MATERIAL PROVIDED ->
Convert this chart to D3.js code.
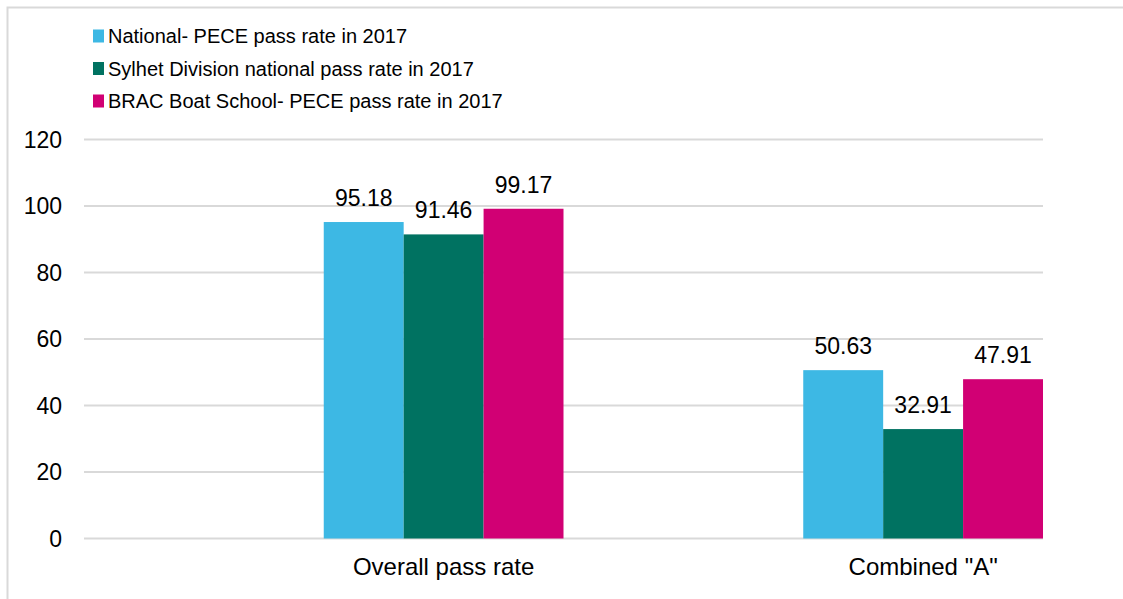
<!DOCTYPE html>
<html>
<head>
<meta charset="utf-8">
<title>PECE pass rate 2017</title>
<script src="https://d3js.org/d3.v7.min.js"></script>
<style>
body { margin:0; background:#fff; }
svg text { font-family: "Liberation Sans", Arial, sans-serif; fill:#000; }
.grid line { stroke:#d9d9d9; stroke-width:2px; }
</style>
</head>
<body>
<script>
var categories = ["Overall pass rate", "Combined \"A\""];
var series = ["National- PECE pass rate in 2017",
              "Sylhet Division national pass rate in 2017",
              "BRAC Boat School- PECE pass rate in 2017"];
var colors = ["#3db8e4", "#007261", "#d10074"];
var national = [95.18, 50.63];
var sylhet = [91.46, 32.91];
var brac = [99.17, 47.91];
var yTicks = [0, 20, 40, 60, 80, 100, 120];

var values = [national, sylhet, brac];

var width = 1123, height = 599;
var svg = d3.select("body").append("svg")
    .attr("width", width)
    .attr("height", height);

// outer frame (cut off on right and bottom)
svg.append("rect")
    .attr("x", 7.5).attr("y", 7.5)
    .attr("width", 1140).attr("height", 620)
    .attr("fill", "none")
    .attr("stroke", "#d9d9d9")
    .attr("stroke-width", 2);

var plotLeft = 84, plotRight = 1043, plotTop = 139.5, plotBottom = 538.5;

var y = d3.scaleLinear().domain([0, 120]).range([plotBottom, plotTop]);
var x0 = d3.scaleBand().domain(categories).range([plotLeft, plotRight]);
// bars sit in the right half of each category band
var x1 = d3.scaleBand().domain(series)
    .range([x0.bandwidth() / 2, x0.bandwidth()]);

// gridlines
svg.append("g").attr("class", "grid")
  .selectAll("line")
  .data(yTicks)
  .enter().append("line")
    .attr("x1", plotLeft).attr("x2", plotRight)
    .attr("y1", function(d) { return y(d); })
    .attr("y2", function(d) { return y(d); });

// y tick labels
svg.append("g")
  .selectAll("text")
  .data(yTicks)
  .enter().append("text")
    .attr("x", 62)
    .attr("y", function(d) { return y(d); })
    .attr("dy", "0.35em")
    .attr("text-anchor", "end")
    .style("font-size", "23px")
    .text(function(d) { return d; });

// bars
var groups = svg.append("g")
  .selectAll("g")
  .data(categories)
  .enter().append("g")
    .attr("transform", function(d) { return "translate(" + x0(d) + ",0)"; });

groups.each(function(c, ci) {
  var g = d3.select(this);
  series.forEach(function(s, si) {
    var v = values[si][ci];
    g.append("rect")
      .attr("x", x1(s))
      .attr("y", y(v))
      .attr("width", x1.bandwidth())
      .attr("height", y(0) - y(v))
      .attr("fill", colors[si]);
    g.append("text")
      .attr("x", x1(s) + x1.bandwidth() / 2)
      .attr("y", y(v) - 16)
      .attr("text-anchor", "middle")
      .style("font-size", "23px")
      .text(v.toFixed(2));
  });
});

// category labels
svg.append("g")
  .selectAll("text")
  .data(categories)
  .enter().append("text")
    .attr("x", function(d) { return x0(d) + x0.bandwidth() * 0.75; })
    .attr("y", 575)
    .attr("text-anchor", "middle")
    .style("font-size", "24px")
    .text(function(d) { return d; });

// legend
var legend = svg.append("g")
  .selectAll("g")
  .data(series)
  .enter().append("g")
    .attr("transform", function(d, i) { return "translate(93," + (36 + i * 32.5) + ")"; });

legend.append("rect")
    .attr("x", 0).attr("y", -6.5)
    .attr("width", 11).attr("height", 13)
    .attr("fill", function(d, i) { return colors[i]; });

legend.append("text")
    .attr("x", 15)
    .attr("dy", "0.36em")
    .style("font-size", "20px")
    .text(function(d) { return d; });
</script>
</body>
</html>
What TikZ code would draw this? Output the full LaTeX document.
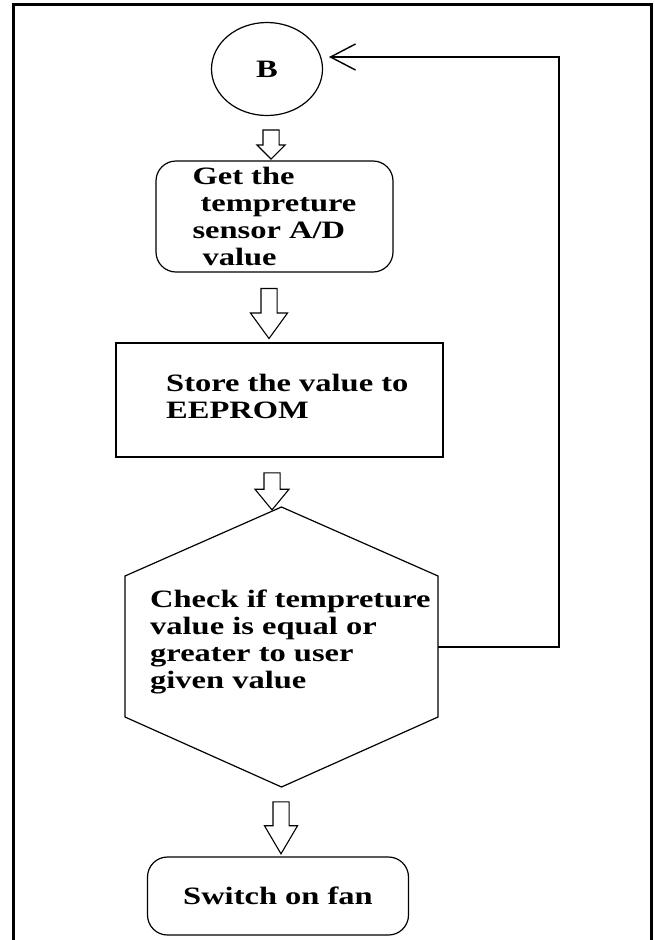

WHAT YOU SHOULD DO -> Each record above is to be restated exactly, with its pictures removed from the copy.

REPLY TO THE EXERCISE ->
Convert this chart to D3.js code.
<!DOCTYPE html>
<html>
<head>
<meta charset="utf-8">
<title>PECE pass rate 2017</title>
<script src="https://d3js.org/d3.v7.min.js"></script>
<style>
body { margin:0; background:#fff; }
svg text { font-family: "Liberation Sans", Arial, sans-serif; fill:#000; }
.grid line { stroke:#d9d9d9; stroke-width:2px; }
</style>
</head>
<body>
<script>
var categories = ["Overall pass rate", "Combined \"A\""];
var series = ["National- PECE pass rate in 2017",
              "Sylhet Division national pass rate in 2017",
              "BRAC Boat School- PECE pass rate in 2017"];
var colors = ["#3db8e4", "#007261", "#d10074"];
var national = [95.18, 50.63];
var sylhet = [91.46, 32.91];
var brac = [99.17, 47.91];
var yTicks = [0, 20, 40, 60, 80, 100, 120];

var values = [national, sylhet, brac];

var width = 1123, height = 599;
var svg = d3.select("body").append("svg")
    .attr("width", width)
    .attr("height", height);

// outer frame (cut off on right and bottom)
svg.append("rect")
    .attr("x", 7.5).attr("y", 7.5)
    .attr("width", 1140).attr("height", 620)
    .attr("fill", "none")
    .attr("stroke", "#d9d9d9")
    .attr("stroke-width", 2);

var plotLeft = 84, plotRight = 1043, plotTop = 139.5, plotBottom = 538.5;

var y = d3.scaleLinear().domain([0, 120]).range([plotBottom, plotTop]);
var x0 = d3.scaleBand().domain(categories).range([plotLeft, plotRight]);
// bars sit in the right half of each category band
var x1 = d3.scaleBand().domain(series)
    .range([x0.bandwidth() / 2, x0.bandwidth()]);

// gridlines
svg.append("g").attr("class", "grid")
  .selectAll("line")
  .data(yTicks)
  .enter().append("line")
    .attr("x1", plotLeft).attr("x2", plotRight)
    .attr("y1", function(d) { return y(d); })
    .attr("y2", function(d) { return y(d); });

// y tick labels
svg.append("g")
  .selectAll("text")
  .data(yTicks)
  .enter().append("text")
    .attr("x", 62)
    .attr("y", function(d) { return y(d); })
    .attr("dy", "0.35em")
    .attr("text-anchor", "end")
    .style("font-size", "23px")
    .text(function(d) { return d; });

// bars
var groups = svg.append("g")
  .selectAll("g")
  .data(categories)
  .enter().append("g")
    .attr("transform", function(d) { return "translate(" + x0(d) + ",0)"; });

groups.each(function(c, ci) {
  var g = d3.select(this);
  series.forEach(function(s, si) {
    var v = values[si][ci];
    g.append("rect")
      .attr("x", x1(s))
      .attr("y", y(v))
      .attr("width", x1.bandwidth())
      .attr("height", y(0) - y(v))
      .attr("fill", colors[si]);
    g.append("text")
      .attr("x", x1(s) + x1.bandwidth() / 2)
      .attr("y", y(v) - 16)
      .attr("text-anchor", "middle")
      .style("font-size", "23px")
      .text(v.toFixed(2));
  });
});

// category labels
svg.append("g")
  .selectAll("text")
  .data(categories)
  .enter().append("text")
    .attr("x", function(d) { return x0(d) + x0.bandwidth() * 0.75; })
    .attr("y", 575)
    .attr("text-anchor", "middle")
    .style("font-size", "24px")
    .text(function(d) { return d; });

// legend
var legend = svg.append("g")
  .selectAll("g")
  .data(series)
  .enter().append("g")
    .attr("transform", function(d, i) { return "translate(93," + (36 + i * 32.5) + ")"; });

legend.append("rect")
    .attr("x", 0).attr("y", -6.5)
    .attr("width", 11).attr("height", 13)
    .attr("fill", function(d, i) { return colors[i]; });

legend.append("text")
    .attr("x", 15)
    .attr("dy", "0.36em")
    .style("font-size", "20px")
    .text(function(d) { return d; });
</script>
</body>
</html>
What TikZ code would draw this? Output the full LaTeX document.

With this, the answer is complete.